Hoje tenho claro que naquela época nós não  vivíamos em um mundo de flores, repleto de paz e amor.  Muito pelo contrário.  Estávamos presenciando uma ditadura ferrenha que prendia e matava as pessoas sem direito a defesa.  Sobre nossas cabeças pairava a possibilidade de uma hecatombe nuclear.  O mundo não era melhor do que é hoje.  Historiadores têm dito que o século XX foi o século mais sangrento na história da humanidade e isso, sabemos hoje, é a mais pura verdade.

O que faz aquela época ser tão diferente, então?  Talvez fosse porque a nossa capacidade crítica era muito limitada. Nós éramos extremamente ingênuos e ignorantes em relação à selvageria do mundo que nos cercava. O mundo perdeu ao longo desses últimos anos, o seu encantamento, a sua ingenuidade. As crianças de hoje têm tanta informação, são tão bombardeadas pelos meios de comunicação, que  sequer têm tempo ou até mesmo o direito de serem crianças. 

E tem outra coisa: o mundo era aquele que vivenciávamos alegremente todos os dias.  Não existia muita coisa além daquele nosso dia-a-dia. Os problemas estavam muito distantes da nossa realidade. 

Sei que existiam alguns desconfortos e ansiedades com relação ao futuro,  mas nada que atrapalhasse a nossa felicidade. Quando recordamos o passado, mesmo tratando-se de alguns momentos em que tenhamos vivenciado alguma tensão, tudo isso parece desaparecer.  Sartre certa vez falou que as lembranças do passado são boas porque não carregam consigo a ansiedade presente naqueles momentos.

Aquele era o nosso mundo, o nosso momento. Nada mais nos importava. É muito bom saber quando aquilo que temos não passa de conjecturas e onde o que vale, de verdade, é o tempo presente. Pelo menos disso nós tínhamos conhecimento e  mesmo se essa percepção não fosse tão clara, nós a intuíamos.

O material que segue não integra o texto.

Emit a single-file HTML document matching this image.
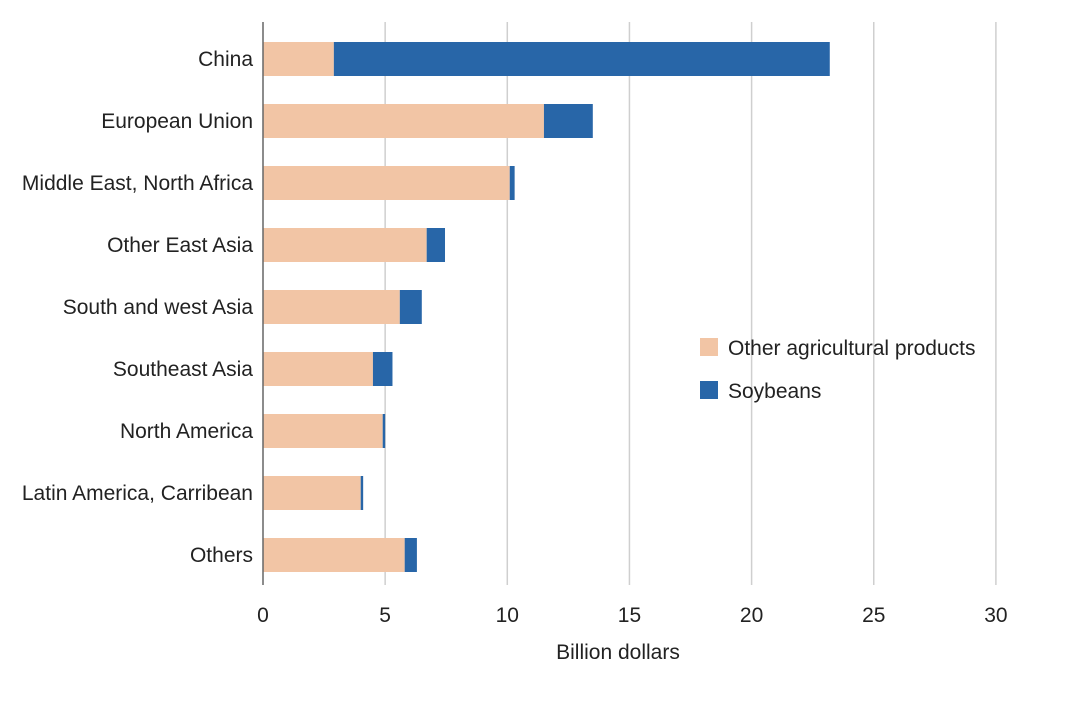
<!DOCTYPE html>
<html><head><meta charset="utf-8"><style>
body{margin:0;background:#fff;width:1080px;height:696px;overflow:hidden;font-family:"Liberation Sans",sans-serif}
</style></head><body>
<svg id="chart" width="1080" height="696" xmlns="http://www.w3.org/2000/svg" font-family="Liberation Sans, sans-serif"></svg>
<script>
const categories=["China","European Union","Middle East, North Africa","Other East Asia","South and west Asia","Southeast Asia","North America","Latin America, Carribean","Others"];
const otherAg=[2.9,11.5,10.1,6.7,5.6,4.5,4.9,4.0,5.8];
const soybeans=[20.3,2.0,0.2,0.75,0.9,0.8,0.1,0.1,0.5];
const ticks=[0,5,10,15,20,25,30];
const NS="http://www.w3.org/2000/svg";
const svg=document.getElementById('chart');
const x=v=>263+v*24.43;
const yc=i=>59+i*62;
function el(t,a){const e=document.createElementNS(NS,t);for(const k in a)e.setAttribute(k,a[k]);svg.appendChild(e);return e;}
ticks.forEach(t=>{
 if(t>0){const g=el('line',{x1:x(t),x2:x(t),y1:22,y2:585,stroke:'#cfcfcf','stroke-width':1.5});
 
 }
 const l=el('text',{x:x(t),y:622,'text-anchor':'middle','font-size':21,fill:'#222'});l.textContent=t;
 
 
});
categories.forEach((c,i)=>{
 const b1=el('rect',{x:x(0),y:yc(i)-17,width:x(otherAg[i])-x(0),height:34,fill:'#f2c5a5'});
 
 
 const b2=el('rect',{x:x(otherAg[i]),y:yc(i)-17,width:x(otherAg[i]+soybeans[i])-x(otherAg[i]),height:34,fill:'#2866a8'});
 
 
 const t=el('text',{x:253,y:yc(i)+7,'text-anchor':'end','font-size':21,fill:'#222'});t.textContent=c;
 
 
});
const ax=el('line',{x1:263,x2:263,y1:22,y2:585,stroke:'#666','stroke-width':1.5});


const xt=el('text',{x:618,y:659,'text-anchor':'middle','font-size':21,fill:'#222'});xt.textContent='Billion dollars';


const lg=[['Other agricultural products','#f2c5a5',338],['Soybeans','#2866a8',381]];
lg.forEach((d,i)=>{
 const r=el('rect',{x:700,y:d[2],width:18,height:18,fill:d[1]});
 
 
 const t=el('text',{x:728,y:d[2]+17,'font-size':21,fill:'#222'});t.textContent=d[0];
 
 
});
</script>
</body></html>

 O futuro, ah!, o futuro... ele não passava de pura imaginação. Principalmente quando  somos tão jovens que sequer temos tempo ou maturidade para conjeturar.  O que somos e o que vivemos não passa de um presente que futuro algum pode destruir.  Hoje sei que aquele presente onde reinava figuras como Seu Martinho, vai continuar me servindo de guia por toda a vida como um mestre a iluminar os meus caminhos, lembrando-me a todo instante que a felicidade é uma obrigação e que nunca, não importa quanto tempo passe, devemos nos esquecer.